------ Records for the task
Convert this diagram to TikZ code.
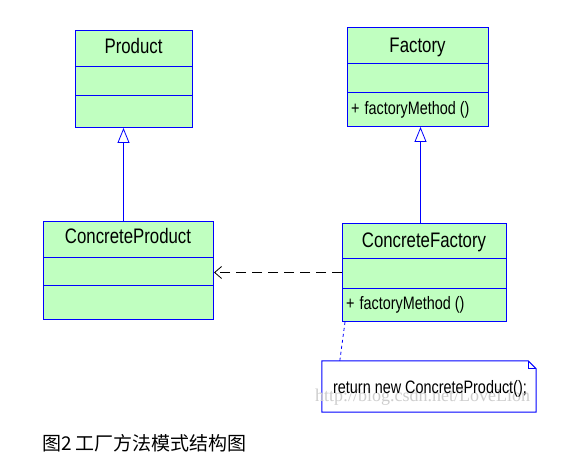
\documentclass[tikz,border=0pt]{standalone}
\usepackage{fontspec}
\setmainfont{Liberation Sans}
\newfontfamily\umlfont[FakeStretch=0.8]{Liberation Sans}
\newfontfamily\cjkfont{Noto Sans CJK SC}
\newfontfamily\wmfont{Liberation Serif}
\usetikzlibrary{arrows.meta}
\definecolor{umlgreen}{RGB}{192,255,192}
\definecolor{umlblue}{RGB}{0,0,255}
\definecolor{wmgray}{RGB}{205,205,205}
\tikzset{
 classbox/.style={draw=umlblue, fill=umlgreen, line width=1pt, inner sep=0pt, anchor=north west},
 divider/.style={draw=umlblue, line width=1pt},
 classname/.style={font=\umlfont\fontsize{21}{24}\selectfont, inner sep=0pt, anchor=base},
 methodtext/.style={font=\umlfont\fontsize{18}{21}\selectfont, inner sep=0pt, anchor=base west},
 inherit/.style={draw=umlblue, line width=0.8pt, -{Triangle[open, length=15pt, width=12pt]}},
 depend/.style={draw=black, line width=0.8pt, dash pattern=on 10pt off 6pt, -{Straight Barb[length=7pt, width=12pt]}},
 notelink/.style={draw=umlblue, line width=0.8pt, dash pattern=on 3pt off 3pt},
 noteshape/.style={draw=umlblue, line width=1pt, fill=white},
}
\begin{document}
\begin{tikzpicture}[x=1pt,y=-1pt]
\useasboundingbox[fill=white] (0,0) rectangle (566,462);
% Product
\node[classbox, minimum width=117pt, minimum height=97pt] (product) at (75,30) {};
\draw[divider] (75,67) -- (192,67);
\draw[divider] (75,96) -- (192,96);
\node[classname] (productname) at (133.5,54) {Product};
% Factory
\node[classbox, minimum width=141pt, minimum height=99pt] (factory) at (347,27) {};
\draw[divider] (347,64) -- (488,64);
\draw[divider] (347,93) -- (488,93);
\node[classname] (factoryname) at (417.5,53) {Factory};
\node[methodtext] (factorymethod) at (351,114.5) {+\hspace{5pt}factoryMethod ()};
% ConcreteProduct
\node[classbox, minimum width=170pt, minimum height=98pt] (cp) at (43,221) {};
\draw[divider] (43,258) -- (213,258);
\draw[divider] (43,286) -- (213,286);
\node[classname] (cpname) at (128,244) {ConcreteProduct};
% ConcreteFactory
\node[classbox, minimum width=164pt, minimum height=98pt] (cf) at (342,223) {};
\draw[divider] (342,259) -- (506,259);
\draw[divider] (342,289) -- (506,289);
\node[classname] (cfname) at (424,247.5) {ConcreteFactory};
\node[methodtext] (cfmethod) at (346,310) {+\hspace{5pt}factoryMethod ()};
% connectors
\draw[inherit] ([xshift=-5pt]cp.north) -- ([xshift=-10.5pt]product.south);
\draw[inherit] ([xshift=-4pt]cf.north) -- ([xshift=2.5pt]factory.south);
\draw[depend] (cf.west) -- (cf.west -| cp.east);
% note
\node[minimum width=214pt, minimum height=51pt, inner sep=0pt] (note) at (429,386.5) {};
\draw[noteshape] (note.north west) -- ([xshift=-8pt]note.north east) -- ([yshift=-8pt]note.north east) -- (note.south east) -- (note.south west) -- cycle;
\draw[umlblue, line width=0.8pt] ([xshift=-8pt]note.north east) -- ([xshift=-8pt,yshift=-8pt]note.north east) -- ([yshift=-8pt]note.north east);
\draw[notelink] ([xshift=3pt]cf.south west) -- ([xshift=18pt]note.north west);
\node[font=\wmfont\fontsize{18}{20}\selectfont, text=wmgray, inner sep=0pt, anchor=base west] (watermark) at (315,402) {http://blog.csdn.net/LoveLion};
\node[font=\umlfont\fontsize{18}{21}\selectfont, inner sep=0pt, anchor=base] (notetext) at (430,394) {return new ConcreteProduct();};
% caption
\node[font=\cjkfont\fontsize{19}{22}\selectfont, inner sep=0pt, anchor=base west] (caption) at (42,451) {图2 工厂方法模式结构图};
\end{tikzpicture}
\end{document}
------------
------ Records for the task
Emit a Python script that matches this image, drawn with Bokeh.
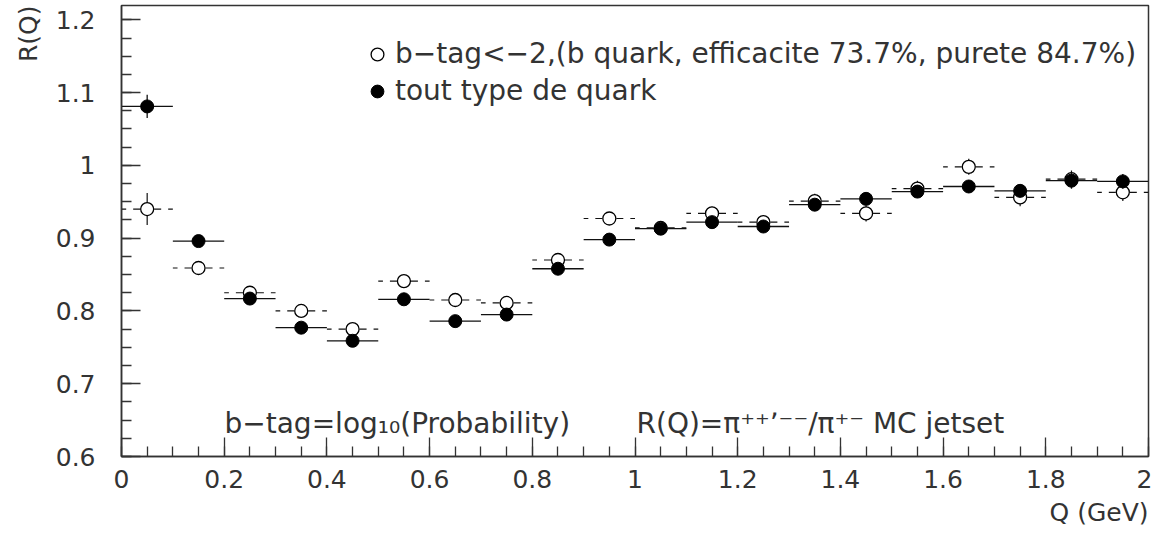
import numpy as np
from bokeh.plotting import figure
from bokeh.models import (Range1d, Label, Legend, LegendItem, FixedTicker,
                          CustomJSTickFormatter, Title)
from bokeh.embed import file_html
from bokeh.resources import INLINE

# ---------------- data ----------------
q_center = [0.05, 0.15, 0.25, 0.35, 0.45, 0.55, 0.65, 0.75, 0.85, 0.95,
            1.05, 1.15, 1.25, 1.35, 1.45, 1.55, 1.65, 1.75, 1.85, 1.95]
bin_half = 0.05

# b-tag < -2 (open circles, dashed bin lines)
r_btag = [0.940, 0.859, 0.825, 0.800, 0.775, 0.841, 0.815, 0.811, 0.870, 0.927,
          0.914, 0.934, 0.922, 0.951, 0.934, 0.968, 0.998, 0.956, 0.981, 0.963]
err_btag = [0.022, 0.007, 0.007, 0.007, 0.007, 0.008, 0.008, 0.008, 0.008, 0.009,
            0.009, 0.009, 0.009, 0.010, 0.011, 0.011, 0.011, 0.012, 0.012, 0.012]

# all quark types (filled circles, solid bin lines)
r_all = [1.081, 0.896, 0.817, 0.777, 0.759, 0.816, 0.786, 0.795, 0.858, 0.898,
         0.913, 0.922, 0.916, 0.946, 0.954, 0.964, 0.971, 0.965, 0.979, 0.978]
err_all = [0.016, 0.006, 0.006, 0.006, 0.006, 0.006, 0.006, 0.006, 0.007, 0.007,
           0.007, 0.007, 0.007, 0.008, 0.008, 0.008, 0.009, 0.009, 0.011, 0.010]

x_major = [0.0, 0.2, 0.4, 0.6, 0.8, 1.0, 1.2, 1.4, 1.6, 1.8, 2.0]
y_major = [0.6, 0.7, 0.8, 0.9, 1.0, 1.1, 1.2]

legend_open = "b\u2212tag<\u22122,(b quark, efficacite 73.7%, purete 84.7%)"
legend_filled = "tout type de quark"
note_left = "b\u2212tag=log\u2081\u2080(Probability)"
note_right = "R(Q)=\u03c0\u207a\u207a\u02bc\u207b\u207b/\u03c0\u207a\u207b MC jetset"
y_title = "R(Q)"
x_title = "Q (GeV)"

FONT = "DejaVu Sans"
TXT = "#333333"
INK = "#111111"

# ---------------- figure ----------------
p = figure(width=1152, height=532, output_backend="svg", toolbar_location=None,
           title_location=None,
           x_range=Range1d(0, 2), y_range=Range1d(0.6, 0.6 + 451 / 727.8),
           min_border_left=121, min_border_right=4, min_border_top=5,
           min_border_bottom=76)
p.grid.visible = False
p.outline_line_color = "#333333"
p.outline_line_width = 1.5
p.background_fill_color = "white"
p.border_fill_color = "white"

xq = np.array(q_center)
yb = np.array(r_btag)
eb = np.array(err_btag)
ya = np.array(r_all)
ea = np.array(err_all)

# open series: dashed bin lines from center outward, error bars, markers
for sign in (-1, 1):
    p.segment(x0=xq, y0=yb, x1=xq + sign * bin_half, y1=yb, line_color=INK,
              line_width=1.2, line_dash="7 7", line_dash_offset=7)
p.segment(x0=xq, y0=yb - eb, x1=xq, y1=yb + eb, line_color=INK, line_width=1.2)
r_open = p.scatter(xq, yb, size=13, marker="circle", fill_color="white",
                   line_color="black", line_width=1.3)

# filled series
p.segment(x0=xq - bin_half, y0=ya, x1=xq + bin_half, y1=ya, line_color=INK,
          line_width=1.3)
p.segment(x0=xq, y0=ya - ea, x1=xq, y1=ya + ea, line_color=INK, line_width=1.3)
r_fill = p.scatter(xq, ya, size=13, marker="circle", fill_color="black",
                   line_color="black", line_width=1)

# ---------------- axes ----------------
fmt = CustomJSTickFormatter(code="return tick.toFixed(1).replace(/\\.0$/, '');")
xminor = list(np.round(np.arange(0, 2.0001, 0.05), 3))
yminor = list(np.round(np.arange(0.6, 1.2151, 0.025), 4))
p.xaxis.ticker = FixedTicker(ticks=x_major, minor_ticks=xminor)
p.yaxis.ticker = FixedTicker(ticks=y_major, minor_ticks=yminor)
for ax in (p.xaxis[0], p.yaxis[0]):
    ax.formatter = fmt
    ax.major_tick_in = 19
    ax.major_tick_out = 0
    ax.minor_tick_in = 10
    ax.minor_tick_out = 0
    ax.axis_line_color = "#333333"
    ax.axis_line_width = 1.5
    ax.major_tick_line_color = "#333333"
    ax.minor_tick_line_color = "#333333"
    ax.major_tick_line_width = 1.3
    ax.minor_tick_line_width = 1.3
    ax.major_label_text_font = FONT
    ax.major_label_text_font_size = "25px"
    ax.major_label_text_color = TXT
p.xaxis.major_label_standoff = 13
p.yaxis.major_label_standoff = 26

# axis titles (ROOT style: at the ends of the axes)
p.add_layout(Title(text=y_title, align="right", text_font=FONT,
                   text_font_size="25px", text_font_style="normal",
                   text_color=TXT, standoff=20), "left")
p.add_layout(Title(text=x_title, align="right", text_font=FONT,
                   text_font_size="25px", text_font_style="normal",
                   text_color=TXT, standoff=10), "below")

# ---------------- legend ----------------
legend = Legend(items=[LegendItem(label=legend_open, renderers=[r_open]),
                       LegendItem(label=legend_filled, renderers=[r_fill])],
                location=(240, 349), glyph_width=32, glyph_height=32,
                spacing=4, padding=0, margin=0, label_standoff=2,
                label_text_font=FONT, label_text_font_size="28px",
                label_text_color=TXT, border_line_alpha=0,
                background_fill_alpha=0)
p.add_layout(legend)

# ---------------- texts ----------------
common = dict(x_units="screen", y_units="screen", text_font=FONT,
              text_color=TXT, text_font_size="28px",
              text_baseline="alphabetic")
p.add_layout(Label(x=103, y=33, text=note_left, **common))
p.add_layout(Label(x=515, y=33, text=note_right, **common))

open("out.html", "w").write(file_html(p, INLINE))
------------
------ Records for the task
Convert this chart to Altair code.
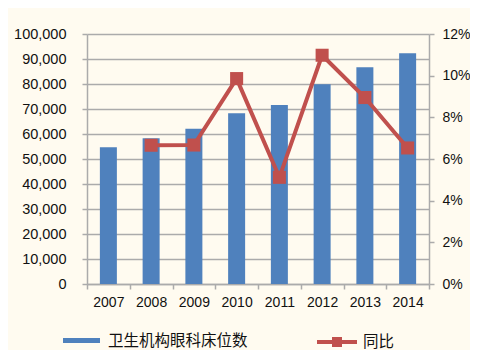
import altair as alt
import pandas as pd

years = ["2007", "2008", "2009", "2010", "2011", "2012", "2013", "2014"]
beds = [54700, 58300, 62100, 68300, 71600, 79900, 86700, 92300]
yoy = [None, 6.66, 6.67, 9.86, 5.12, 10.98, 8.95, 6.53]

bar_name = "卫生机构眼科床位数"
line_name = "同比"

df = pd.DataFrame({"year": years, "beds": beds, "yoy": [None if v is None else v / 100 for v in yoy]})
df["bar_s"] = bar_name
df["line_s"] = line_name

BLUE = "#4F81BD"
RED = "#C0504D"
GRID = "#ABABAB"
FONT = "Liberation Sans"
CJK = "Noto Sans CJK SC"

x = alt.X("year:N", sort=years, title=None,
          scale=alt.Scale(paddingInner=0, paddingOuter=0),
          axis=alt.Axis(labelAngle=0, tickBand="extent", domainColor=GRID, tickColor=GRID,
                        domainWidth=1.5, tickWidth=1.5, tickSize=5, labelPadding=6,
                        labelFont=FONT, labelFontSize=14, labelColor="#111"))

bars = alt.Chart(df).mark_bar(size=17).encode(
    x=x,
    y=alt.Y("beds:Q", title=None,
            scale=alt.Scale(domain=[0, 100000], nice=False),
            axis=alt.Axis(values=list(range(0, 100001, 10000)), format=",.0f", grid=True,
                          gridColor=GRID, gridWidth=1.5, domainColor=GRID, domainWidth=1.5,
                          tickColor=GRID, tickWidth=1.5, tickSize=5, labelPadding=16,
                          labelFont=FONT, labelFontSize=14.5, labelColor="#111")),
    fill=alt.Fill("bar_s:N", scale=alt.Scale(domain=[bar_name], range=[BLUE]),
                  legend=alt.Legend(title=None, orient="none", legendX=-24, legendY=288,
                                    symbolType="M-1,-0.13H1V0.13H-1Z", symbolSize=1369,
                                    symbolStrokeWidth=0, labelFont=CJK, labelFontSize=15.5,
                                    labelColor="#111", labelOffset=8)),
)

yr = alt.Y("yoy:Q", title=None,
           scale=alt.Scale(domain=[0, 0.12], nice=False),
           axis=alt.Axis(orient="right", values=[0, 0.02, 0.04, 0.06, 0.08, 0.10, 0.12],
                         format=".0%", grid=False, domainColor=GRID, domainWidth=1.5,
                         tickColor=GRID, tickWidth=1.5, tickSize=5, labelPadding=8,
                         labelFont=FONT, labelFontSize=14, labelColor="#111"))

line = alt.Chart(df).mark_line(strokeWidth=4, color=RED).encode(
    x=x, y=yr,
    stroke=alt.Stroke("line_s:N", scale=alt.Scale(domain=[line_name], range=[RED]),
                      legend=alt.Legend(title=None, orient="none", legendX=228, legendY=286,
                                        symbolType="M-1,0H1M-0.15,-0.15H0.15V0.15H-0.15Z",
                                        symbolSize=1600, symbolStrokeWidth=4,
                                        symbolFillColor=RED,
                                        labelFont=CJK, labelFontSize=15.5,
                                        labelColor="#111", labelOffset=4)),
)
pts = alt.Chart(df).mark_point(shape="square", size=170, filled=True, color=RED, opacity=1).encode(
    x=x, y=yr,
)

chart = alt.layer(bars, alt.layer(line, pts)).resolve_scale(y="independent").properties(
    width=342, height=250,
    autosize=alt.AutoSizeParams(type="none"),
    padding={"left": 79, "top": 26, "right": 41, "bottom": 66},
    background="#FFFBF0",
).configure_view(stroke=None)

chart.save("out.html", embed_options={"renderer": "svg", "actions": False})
------------
* **Task requirements**:
From the records above, copy exactly the stretch from the line holding "Emit a Python" through the line holding "from bokeh.resources import INLINE", both ends included, without the pictures.

* **Exercise solution**:
Emit a Python script that matches this image, drawn with Bokeh.
import numpy as np
from bokeh.plotting import figure
from bokeh.models import (Range1d, Label, Legend, LegendItem, FixedTicker,
                          CustomJSTickFormatter, Title)
from bokeh.embed import file_html
from bokeh.resources import INLINE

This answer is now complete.